>> start Supplied data

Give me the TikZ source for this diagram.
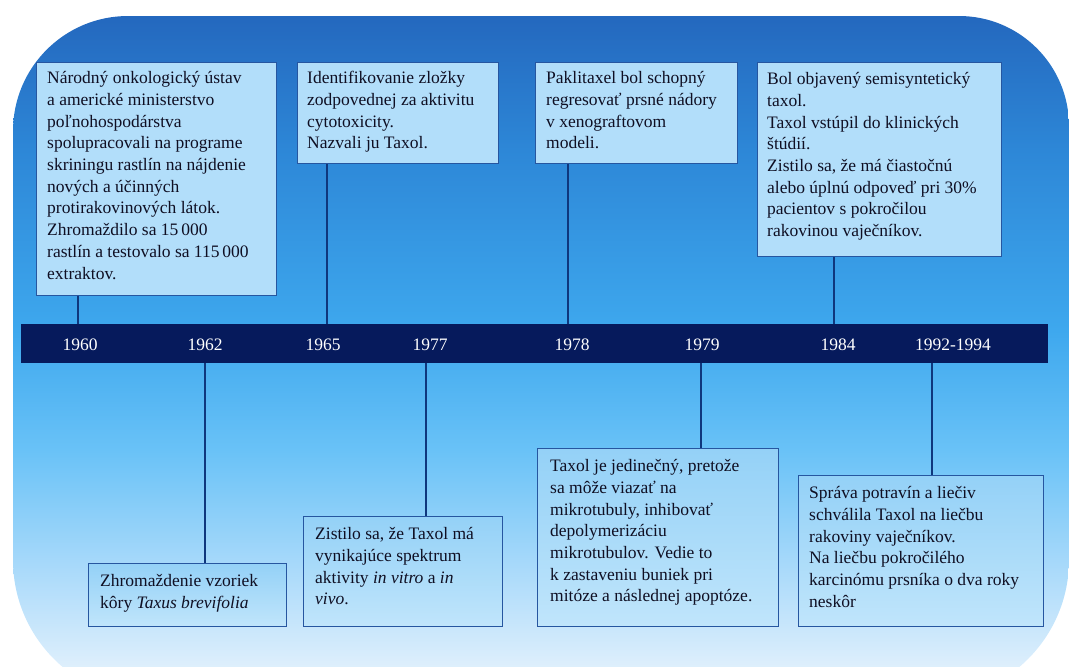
\documentclass[tikz,border=0pt]{standalone}
\usepackage{fontspec}
\setmainfont{Liberation Serif}
\usetikzlibrary{calc}
\definecolor{c0}{RGB}{234,245,253}
\definecolor{c1}{RGB}{222,239,252}
\definecolor{c2}{RGB}{165,216,250}
\definecolor{c3}{RGB}{105,194,247}
\definecolor{c4}{RGB}{62,168,238}
\definecolor{c5}{RGB}{45,135,215}
\definecolor{c6}{RGB}{36,104,190}
\definecolor{barc}{RGB}{6,26,92}
\definecolor{boxfill}{RGB}{178,222,250}
\definecolor{boxtop}{RGB}{148,209,247}
\definecolor{boxbot}{RGB}{192,229,251}
\definecolor{boxborder}{RGB}{38,86,160}
\definecolor{connc}{RGB}{15,55,125}
\definecolor{textc}{RGB}{15,15,35}
\pgfdeclareverticalshading{bgshade}{100bp}{color(0bp)=(c0); color(25bp)=(c0); color(27.4bp)=(c1); color(35.2bp)=(c2); color(43.3bp)=(c3); color(52bp)=(c4); color(65.2bp)=(c5); color(75bp)=(c6); color(100bp)=(c6)}
\newcommand{\fs}{\rule{0pt}{17pt}}
\tikzset{
  boxup/.style={draw=boxborder, line width=1.4pt, fill=boxfill, inner sep=0pt, anchor=north west},
  boxdown/.style={draw=boxborder, line width=1.4pt, top color=boxtop, bottom color=boxbot, inner sep=0pt, anchor=north west},
  txt/.style={anchor=north west, align=left, inner sep=0pt, text=textc, font=\fontsize{17.5}{21.7}\selectfont},
  year/.style={anchor=base, inner sep=0pt, text=white, font=\fontsize{17.5}{21}\selectfont},
  conn/.style={draw=connc, line width=1.6pt}
}
\begin{document}
\begin{tikzpicture}[x=1pt,y=-1pt]
\useasboundingbox (0,0) rectangle (1069,667);
\clip (0,0) rectangle (1069,667);
% background
\shade[shading=bgshade] (13,400) [rounded corners=115pt] -- (13,16) [rounded corners=110pt] -- (1069,16) [rounded corners=140pt] -- (1069,700) -- (13,700) -- (13,400) -- cycle;
% timeline bar
\node[fill=barc, minimum width=1027pt, minimum height=39pt, anchor=north west, inner sep=0pt] (bar) at (21,324) {};
% years
\node[year] (y1) at (80,350) {1960};
\node[year] (y2) at (205,350) {1962};
\node[year] (y3) at (323,350) {1965};
\node[year] (y4) at (430,350) {1977};
\node[year] (y5) at (572,350) {1978};
\node[year] (y6) at (702,350) {1979};
\node[year] (y7) at (838,350) {1984};
\node[year] (y8) at (953,350) {1992-1994};
% boxes
\node[boxup, minimum width=240pt, minimum height=233pt] (b1) at (36,62) {};
\node[boxup, minimum width=201pt, minimum height=101pt] (b2) at (297,62) {};
\node[boxup, minimum width=202pt, minimum height=101pt] (b3) at (535,62) {};
\node[boxup, minimum width=244pt, minimum height=194pt] (b4) at (757,62) {};
\node[boxdown, minimum width=198pt, minimum height=63pt] (b5) at (88,563) {};
\node[boxdown, minimum width=199pt, minimum height=110pt] (b6) at (303,516) {};
\node[boxdown, minimum width=241pt, minimum height=178pt] (b7) at (537,448) {};
\node[boxdown, minimum width=245pt, minimum height=151pt] (b8) at (798,475) {};
% connector x positions
\coordinate (k1) at (78,0);
\coordinate (k2) at (205,0);
\coordinate (k3) at (327,0);
\coordinate (k4) at (426,0);
\coordinate (k5) at (568,0);
\coordinate (k6) at (701,0);
\coordinate (k7) at (834,0);
\coordinate (k8) at (932,0);
\draw[conn] (k1 |- b1.south) -- (k1 |- bar.north);
\draw[conn] (k3 |- b2.south) -- (k3 |- bar.north);
\draw[conn] (k5 |- b3.south) -- (k5 |- bar.north);
\draw[conn] (k7 |- b4.south) -- (k7 |- bar.north);
\draw[conn] (k2 |- bar.south) -- (k2 |- b5.north);
\draw[conn] (k4 |- bar.south) -- (k4 |- b6.north);
\draw[conn] (k6 |- bar.south) -- (k6 |- b7.north);
\draw[conn] (k8 |- bar.south) -- (k8 |- b8.north);
% texts (first baseline = top + offset; strut of 17pt)
\node[txt] (t1) at ($(b1.north west)+(11,4.5)$) {\fs Národný onkologický ústav\\a americké ministerstvo\\poľnohospodárstva\\spolupracovali na programe\\skriningu rastlín na nájdenie\\nových a účinných\\protirakovinových látok.\\Zhromaždilo sa 15\,000\\rastlín a testovalo sa 115\,000\\extraktov.};
\node[txt] (t2) at ($(b2.north west)+(10,4.5)$) {\fs Identifikovanie zložky\\zodpovednej za aktivitu\\cytotoxicity.\\Nazvali ju Taxol.};
\node[txt] (t3) at ($(b3.north west)+(11,4.5)$) {\fs Paklitaxel bol schopný\\regresovať prsné nádory\\v xenograftovom\\modeli.};
\node[txt] (t4) at ($(b4.north west)+(10,5.5)$) {\fs Bol objavený semisyntetický\\taxol.\\Taxol vstúpil do klinických\\štúdií.\\Zistilo sa, že má čiastočnú\\alebo úplnú odpoveď pri 30\%\\pacientov s pokročilou\\rakovinou vaječníkov.};
\node[txt] (t5) at ($(b5.north west)+(12,6.5)$) {\fs Zhromaždenie vzoriek\\kôry \textit{Taxus brevifolia}};
\node[txt] (t6) at ($(b6.north west)+(12,6.5)$) {\fs Zistilo sa, že Taxol má\\vynikajúce spektrum\\aktivity \textit{in vitro} a \textit{in}\\\textit{vivo}.};
\node[txt] (t7) at ($(b7.north west)+(13,6.5)$) {\fs Taxol je jedinečný, pretože\\sa môže viazať na\\mikrotubuly, inhibovať\\depolymerizáciu\\mikrotubulov. Vedie to\\k zastaveniu buniek pri\\mitóze a následnej apoptóze.};
\node[txt] (t8) at ($(b8.north west)+(11,6.5)$) {\fs Správa potravín a liečiv\\schválila Taxol na liečbu\\rakoviny vaječníkov.\\Na liečbu pokročilého\\karcinómu prsníka o dva roky\\neskôr};
\end{tikzpicture}
\end{document}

>> end Supplied data

- _Given task_
Transcribe the full listing above exactly, with the images removed.

- _Task solution_
Give me the TikZ source for this diagram.
\documentclass[tikz,border=0pt]{standalone}
\usepackage{fontspec}
\setmainfont{Liberation Serif}
\usetikzlibrary{calc}
\definecolor{c0}{RGB}{234,245,253}
\definecolor{c1}{RGB}{222,239,252}
\definecolor{c2}{RGB}{165,216,250}
\definecolor{c3}{RGB}{105,194,247}
\definecolor{c4}{RGB}{62,168,238}
\definecolor{c5}{RGB}{45,135,215}
\definecolor{c6}{RGB}{36,104,190}
\definecolor{barc}{RGB}{6,26,92}
\definecolor{boxfill}{RGB}{178,222,250}
\definecolor{boxtop}{RGB}{148,209,247}
\definecolor{boxbot}{RGB}{192,229,251}
\definecolor{boxborder}{RGB}{38,86,160}
\definecolor{connc}{RGB}{15,55,125}
\definecolor{textc}{RGB}{15,15,35}
\pgfdeclareverticalshading{bgshade}{100bp}{color(0bp)=(c0); color(25bp)=(c0); color(27.4bp)=(c1); color(35.2bp)=(c2); color(43.3bp)=(c3); color(52bp)=(c4); color(65.2bp)=(c5); color(75bp)=(c6); color(100bp)=(c6)}
\newcommand{\fs}{\rule{0pt}{17pt}}
\tikzset{
  boxup/.style={draw=boxborder, line width=1.4pt, fill=boxfill, inner sep=0pt, anchor=north west},
  boxdown/.style={draw=boxborder, line width=1.4pt, top color=boxtop, bottom color=boxbot, inner sep=0pt, anchor=north west},
  txt/.style={anchor=north west, align=left, inner sep=0pt, text=textc, font=\fontsize{17.5}{21.7}\selectfont},
  year/.style={anchor=base, inner sep=0pt, text=white, font=\fontsize{17.5}{21}\selectfont},
  conn/.style={draw=connc, line width=1.6pt}
}
\begin{document}
\begin{tikzpicture}[x=1pt,y=-1pt]
\useasboundingbox (0,0) rectangle (1069,667);
\clip (0,0) rectangle (1069,667);
% background
\shade[shading=bgshade] (13,400) [rounded corners=115pt] -- (13,16) [rounded corners=110pt] -- (1069,16) [rounded corners=140pt] -- (1069,700) -- (13,700) -- (13,400) -- cycle;
% timeline bar
\node[fill=barc, minimum width=1027pt, minimum height=39pt, anchor=north west, inner sep=0pt] (bar) at (21,324) {};
% years
\node[year] (y1) at (80,350) {1960};
\node[year] (y2) at (205,350) {1962};
\node[year] (y3) at (323,350) {1965};
\node[year] (y4) at (430,350) {1977};
\node[year] (y5) at (572,350) {1978};
\node[year] (y6) at (702,350) {1979};
\node[year] (y7) at (838,350) {1984};
\node[year] (y8) at (953,350) {1992-1994};
% boxes
\node[boxup, minimum width=240pt, minimum height=233pt] (b1) at (36,62) {};
\node[boxup, minimum width=201pt, minimum height=101pt] (b2) at (297,62) {};
\node[boxup, minimum width=202pt, minimum height=101pt] (b3) at (535,62) {};
\node[boxup, minimum width=244pt, minimum height=194pt] (b4) at (757,62) {};
\node[boxdown, minimum width=198pt, minimum height=63pt] (b5) at (88,563) {};
\node[boxdown, minimum width=199pt, minimum height=110pt] (b6) at (303,516) {};
\node[boxdown, minimum width=241pt, minimum height=178pt] (b7) at (537,448) {};
\node[boxdown, minimum width=245pt, minimum height=151pt] (b8) at (798,475) {};
% connector x positions
\coordinate (k1) at (78,0);
\coordinate (k2) at (205,0);
\coordinate (k3) at (327,0);
\coordinate (k4) at (426,0);
\coordinate (k5) at (568,0);
\coordinate (k6) at (701,0);
\coordinate (k7) at (834,0);
\coordinate (k8) at (932,0);
\draw[conn] (k1 |- b1.south) -- (k1 |- bar.north);
\draw[conn] (k3 |- b2.south) -- (k3 |- bar.north);
\draw[conn] (k5 |- b3.south) -- (k5 |- bar.north);
\draw[conn] (k7 |- b4.south) -- (k7 |- bar.north);
\draw[conn] (k2 |- bar.south) -- (k2 |- b5.north);
\draw[conn] (k4 |- bar.south) -- (k4 |- b6.north);
\draw[conn] (k6 |- bar.south) -- (k6 |- b7.north);
\draw[conn] (k8 |- bar.south) -- (k8 |- b8.north);
% texts (first baseline = top + offset; strut of 17pt)
\node[txt] (t1) at ($(b1.north west)+(11,4.5)$) {\fs Národný onkologický ústav\\a americké ministerstvo\\poľnohospodárstva\\spolupracovali na programe\\skriningu rastlín na nájdenie\\nových a účinných\\protirakovinových látok.\\Zhromaždilo sa 15\,000\\rastlín a testovalo sa 115\,000\\extraktov.};
\node[txt] (t2) at ($(b2.north west)+(10,4.5)$) {\fs Identifikovanie zložky\\zodpovednej za aktivitu\\cytotoxicity.\\Nazvali ju Taxol.};
\node[txt] (t3) at ($(b3.north west)+(11,4.5)$) {\fs Paklitaxel bol schopný\\regresovať prsné nádory\\v xenograftovom\\modeli.};
\node[txt] (t4) at ($(b4.north west)+(10,5.5)$) {\fs Bol objavený semisyntetický\\taxol.\\Taxol vstúpil do klinických\\štúdií.\\Zistilo sa, že má čiastočnú\\alebo úplnú odpoveď pri 30\%\\pacientov s pokročilou\\rakovinou vaječníkov.};
\node[txt] (t5) at ($(b5.north west)+(12,6.5)$) {\fs Zhromaždenie vzoriek\\kôry \textit{Taxus brevifolia}};
\node[txt] (t6) at ($(b6.north west)+(12,6.5)$) {\fs Zistilo sa, že Taxol má\\vynikajúce spektrum\\aktivity \textit{in vitro} a \textit{in}\\\textit{vivo}.};
\node[txt] (t7) at ($(b7.north west)+(13,6.5)$) {\fs Taxol je jedinečný, pretože\\sa môže viazať na\\mikrotubuly, inhibovať\\depolymerizáciu\\mikrotubulov. Vedie to\\k zastaveniu buniek pri\\mitóze a následnej apoptóze.};
\node[txt] (t8) at ($(b8.north west)+(11,6.5)$) {\fs Správa potravín a liečiv\\schválila Taxol na liečbu\\rakoviny vaječníkov.\\Na liečbu pokročilého\\karcinómu prsníka o dva roky\\neskôr};
\end{tikzpicture}
\end{document}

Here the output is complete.